А теперь Лиза просто замкнулась. И так немногословная, она практически перестала общаться совсем.

Говорят, в такие моменты жизни небо становится размером с овчинку. Горизонт Лизкиной вселенной сузился до размеров ее окна, куда она молча смотрела теперь практически целыми днями.

Кстати говоря, знаете, почему диагноз шизофрения ставится только повторным консилиумом врачей?

Потому что этот диагноз не снимается, если только не имела места врачебная ошибка.
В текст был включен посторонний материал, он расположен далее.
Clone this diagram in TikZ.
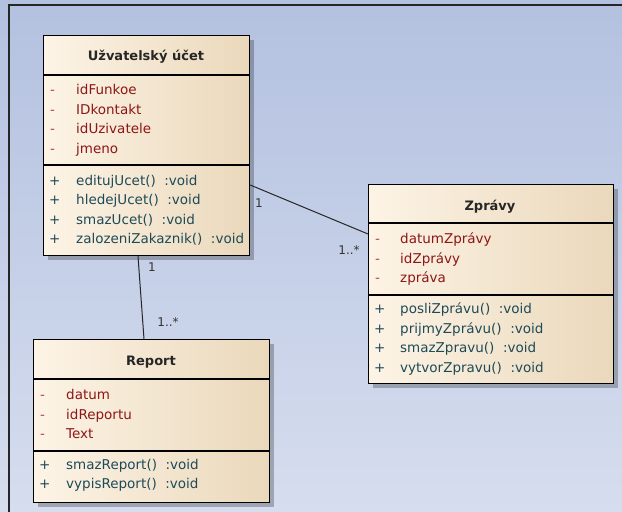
\documentclass[tikz,border=0pt]{standalone}
\usepackage{fontspec}
\setmainfont{DejaVu Sans}
\usetikzlibrary{shadows,calc}
\definecolor{bgtop}{HTML}{B3C1E0}
\definecolor{bgbot}{HTML}{D6DDEE}
\definecolor{boxl}{HTML}{FDF4E6}
\definecolor{boxr}{HTML}{EAD8BB}
\definecolor{attr}{HTML}{8E1616}
\definecolor{dash}{HTML}{C03A3A}
\definecolor{meth}{HTML}{1E4A58}
\tikzset{
  classbox/.style={draw=black, line width=1.2pt, left color=boxl, right color=boxr, anchor=north west, inner sep=0pt,
    drop shadow={shadow xshift=4pt, shadow yshift=-4pt, fill=black, opacity=0.25}},
  sep/.style={draw=black, line width=1.2pt},
  title/.style={font=\fontsize{13}{15}\selectfont\bfseries, text=black!85},
  mem/.style={font=\fontsize{13.5}{15}\selectfont, anchor=west, inner sep=0pt, text height=10pt, text depth=3pt},
  atr/.style={mem, text=attr},
  atrv/.style={mem, text=dash},
  mth/.style={mem, text=meth},
  mult/.style={font=\fontsize{12}{14}\selectfont, text=black!80, inner sep=0pt},
  assoc/.style={draw=black!85, line width=1pt}
}
\begin{document}
\begin{tikzpicture}[x=1pt,y=-1pt]
\useasboundingbox (0,0) rectangle (622,512);
\fill[top color=bgtop, bottom color=bgbot] (0,0) rectangle (622,512);
\draw[line width=2pt, black!85] (622,5) -- (9,5) -- (9,512);

% Uzivatelsky ucet
\node[classbox, minimum width=206pt, minimum height=220pt] (ucet) at (43,35) {};
\draw[sep] (43,75) -- (249,75);
\draw[sep] (43,165) -- (249,165);
\node[title] (ucetT) at (146,57) {Užvatelský účet};
\node[atrv] (u1d) at (50,91) {-};   \node[atr] (u1) at (76,91) {idFunkoe};
\node[atrv] (u2d) at (50,110.5) {-};\node[atr] (u2) at (76,110.5) {IDkontakt};
\node[atrv] (u3d) at (50,130) {-};  \node[atr] (u3) at (76,130) {idUzivatele};
\node[atrv] (u4d) at (50,149.5) {-};\node[atr] (u4) at (76,149.5) {jmeno};
\node[mth] (m1d) at (49,182) {+};   \node[mth] (m1) at (76,182) {editujUcet()~~:void};
\node[mth] (m2d) at (49,201) {+};   \node[mth] (m2) at (76,201) {hledejUcet()~~:void};
\node[mth] (m3d) at (49,220.5) {+}; \node[mth] (m3) at (76,220.5) {smazUcet()~~:void};
\node[mth] (m4d) at (49,240) {+};   \node[mth] (m4) at (76,240) {zalozeniZakaznik()~~:void};

% Zpravy
\node[classbox, minimum width=245pt, minimum height=199pt] (zpravy) at (368,184) {};
\draw[sep] (368,223) -- (613,223);
\draw[sep] (368,295) -- (613,295);
\node[title] (zpravyT) at (490,207) {Zprávy};
\node[atrv] (z1d) at (375,240) {-}; \node[atr] (z1) at (400,240) {datumZprávy};
\node[atrv] (z2d) at (375,259.5) {-};\node[atr] (z2) at (400,259.5) {idZprávy};
\node[atrv] (z3d) at (375,279) {-}; \node[atr] (z3) at (400,279) {zpráva};
\node[mth] (zm1d) at (374,310) {+}; \node[mth] (zm1) at (400,310) {posliZprávu()~~:void};
\node[mth] (zm2d) at (374,329.5) {+};\node[mth] (zm2) at (400,329.5) {prijmyZprávu()~~:void};
\node[mth] (zm3d) at (374,349) {+}; \node[mth] (zm3) at (400,349) {smazZpravu()~~:void};
\node[mth] (zm4d) at (374,368.5) {+};\node[mth] (zm4) at (400,368.5) {vytvorZpravu()~~:void};

% Report
\node[classbox, minimum width=236pt, minimum height=163pt] (report) at (33,339) {};
\draw[sep] (33,379) -- (269,379);
\draw[sep] (33,451) -- (269,451);
\node[title] (reportT) at (151,362) {Report};
\node[atrv] (r1d) at (40,396) {-}; \node[atr] (r1) at (66,396) {datum};
\node[atrv] (r2d) at (40,415.5) {-};\node[atr] (r2) at (66,415.5) {idReportu};
\node[atrv] (r3d) at (40,435) {-}; \node[atr] (r3) at (66,435) {Text};
\node[mth] (rm1d) at (39,466) {+}; \node[mth] (rm1) at (66,466) {smazReport()~~:void};
\node[mth] (rm2d) at (39,485) {+}; \node[mth] (rm2) at (66,485) {vypisReport()~~:void};

% associations
\coordinate (a1) at ($(ucet.north east)+(0,150)$);
\coordinate (a2) at ($(zpravy.north west)+(0,50)$);
\coordinate (b1) at ($(ucet.south west)+(95,0)$);
\coordinate (b2) at ($(report.north west)+(111,0)$);
\draw[assoc] (a1) -- (a2);
\draw[assoc] (b1) -- (b2);
\node[mult] (l1) at (259,203) {1};
\node[mult] (l2) at (349,250) {1..*};
\node[mult] (l3) at (152,267) {1};
\node[mult] (l4) at (168,322) {1..*};
\end{tikzpicture}
\end{document}
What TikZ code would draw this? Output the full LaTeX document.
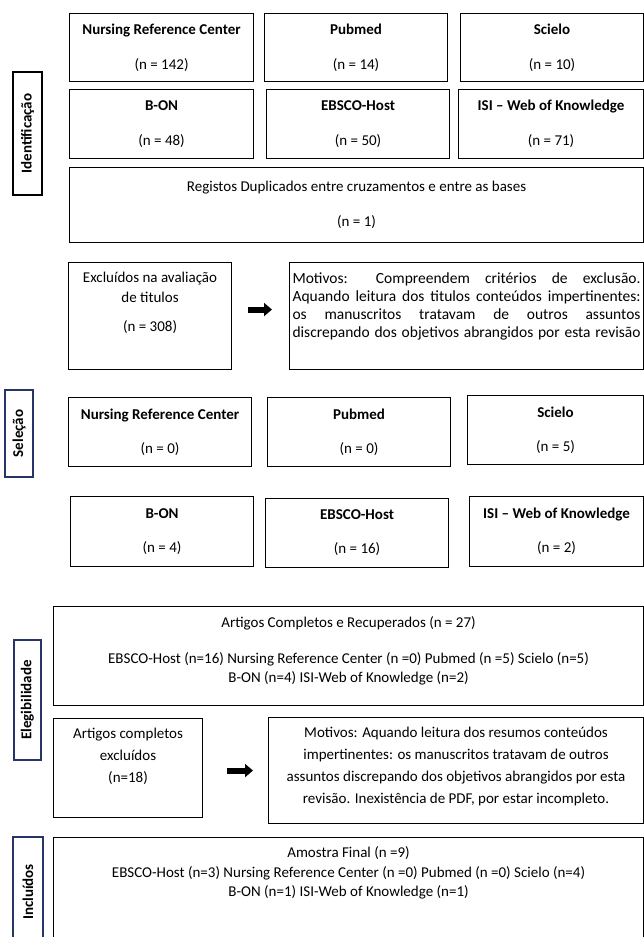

Нет пока, к сожалению, подтвержденных случаев излечения от этой страшной болезни.

В случае с Лизой, слава Богу, этот диагноз, хотя скорее все же приговор, не подтвердился.

Состояние комы. Пожалуй, самое точное сравнение. Человек жив, но он не совсем человек. Или может быть не так. Он человек. Но не совсем жив.

Кого было по-настоящему жалко – это Володю и Лизиных родителей.

Есть такое выражение: постареть в один день. Это было точно про Екатерину Васильевну, Лизину маму

Слава Богу, нашелся очень хороший специалист – Алексей Лурье. Как мог, он с помощью мощнейших препаратов и хорошего ухода держал Лизу хотя бы в этом, равновесном состоянии. Но с его слов, время все же работало против нас. И чтобы вернуть Лизу, ей нужно было сильное потрясение со знаком плюс. И самое главное, она должна была снова начать рисовать.

Это как прокол на нарыве. Как сброшенная крышка с кипящего котла. Эмоции, выходящие наружу, и положительные, и негативные освобождали внутри Лизы место. Для новых событий и чувств.

А движение, это жизнь. И точнее, тут, пожалуй, не скажешь.